● **PROBLEM STATEMENT**
Please print exactly the lines below, from the start of the material up to and including the line with "fig = plt.figure(figsize=(W", but none of the pictures.

········

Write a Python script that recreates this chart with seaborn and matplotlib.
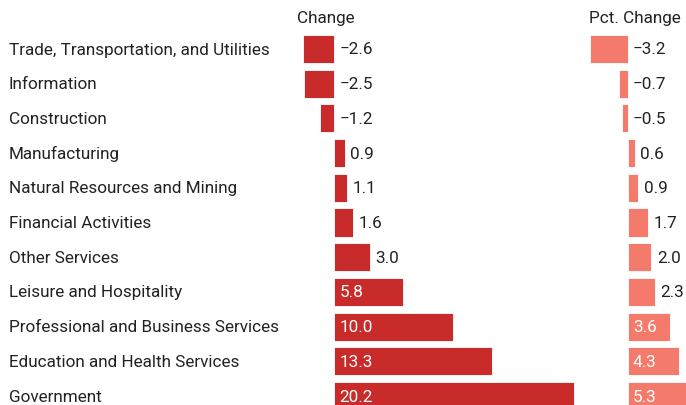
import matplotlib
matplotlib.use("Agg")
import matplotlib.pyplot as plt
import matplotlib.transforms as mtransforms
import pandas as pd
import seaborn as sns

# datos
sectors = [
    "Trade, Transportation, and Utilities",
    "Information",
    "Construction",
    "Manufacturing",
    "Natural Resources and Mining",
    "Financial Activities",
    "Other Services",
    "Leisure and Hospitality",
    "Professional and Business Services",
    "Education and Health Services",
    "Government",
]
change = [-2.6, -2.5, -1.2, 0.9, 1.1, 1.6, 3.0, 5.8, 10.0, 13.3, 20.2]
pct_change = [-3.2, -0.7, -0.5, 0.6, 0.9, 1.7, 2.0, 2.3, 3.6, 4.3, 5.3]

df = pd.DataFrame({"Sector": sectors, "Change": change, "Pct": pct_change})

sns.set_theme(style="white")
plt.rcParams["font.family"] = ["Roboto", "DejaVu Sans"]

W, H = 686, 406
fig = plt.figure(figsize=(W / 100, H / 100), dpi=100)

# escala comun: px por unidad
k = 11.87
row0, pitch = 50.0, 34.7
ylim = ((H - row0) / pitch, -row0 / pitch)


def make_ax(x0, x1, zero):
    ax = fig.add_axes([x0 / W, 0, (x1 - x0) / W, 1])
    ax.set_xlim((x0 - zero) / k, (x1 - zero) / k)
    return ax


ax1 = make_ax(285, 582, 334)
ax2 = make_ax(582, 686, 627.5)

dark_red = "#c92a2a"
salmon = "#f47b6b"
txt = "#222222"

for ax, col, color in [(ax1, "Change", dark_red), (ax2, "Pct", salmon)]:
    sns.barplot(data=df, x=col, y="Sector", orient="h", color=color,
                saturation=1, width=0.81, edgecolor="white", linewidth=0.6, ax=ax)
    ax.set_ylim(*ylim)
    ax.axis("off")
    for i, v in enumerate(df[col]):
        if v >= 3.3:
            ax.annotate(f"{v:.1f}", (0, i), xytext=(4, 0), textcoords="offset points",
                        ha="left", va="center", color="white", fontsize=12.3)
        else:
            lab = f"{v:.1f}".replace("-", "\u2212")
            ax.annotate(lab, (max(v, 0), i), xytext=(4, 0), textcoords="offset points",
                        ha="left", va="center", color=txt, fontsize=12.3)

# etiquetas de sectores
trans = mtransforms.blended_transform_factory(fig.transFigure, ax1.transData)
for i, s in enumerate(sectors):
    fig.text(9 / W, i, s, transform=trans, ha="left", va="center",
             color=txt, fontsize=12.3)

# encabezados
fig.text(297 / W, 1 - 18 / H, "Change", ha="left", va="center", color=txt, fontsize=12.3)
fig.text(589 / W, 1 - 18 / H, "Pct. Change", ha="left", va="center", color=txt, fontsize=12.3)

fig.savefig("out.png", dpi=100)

········

● **EXERCISE OUTPUT**
Write a Python script that recreates this chart with seaborn and matplotlib.
import matplotlib
matplotlib.use("Agg")
import matplotlib.pyplot as plt
import matplotlib.transforms as mtransforms
import pandas as pd
import seaborn as sns

# datos
sectors = [
    "Trade, Transportation, and Utilities",
    "Information",
    "Construction",
    "Manufacturing",
    "Natural Resources and Mining",
    "Financial Activities",
    "Other Services",
    "Leisure and Hospitality",
    "Professional and Business Services",
    "Education and Health Services",
    "Government",
]
change = [-2.6, -2.5, -1.2, 0.9, 1.1, 1.6, 3.0, 5.8, 10.0, 13.3, 20.2]
pct_change = [-3.2, -0.7, -0.5, 0.6, 0.9, 1.7, 2.0, 2.3, 3.6, 4.3, 5.3]

df = pd.DataFrame({"Sector": sectors, "Change": change, "Pct": pct_change})

sns.set_theme(style="white")
plt.rcParams["font.family"] = ["Roboto", "DejaVu Sans"]

W, H = 686, 406
fig = plt.figure(figsize=(W / 100, H / 100), dpi=100)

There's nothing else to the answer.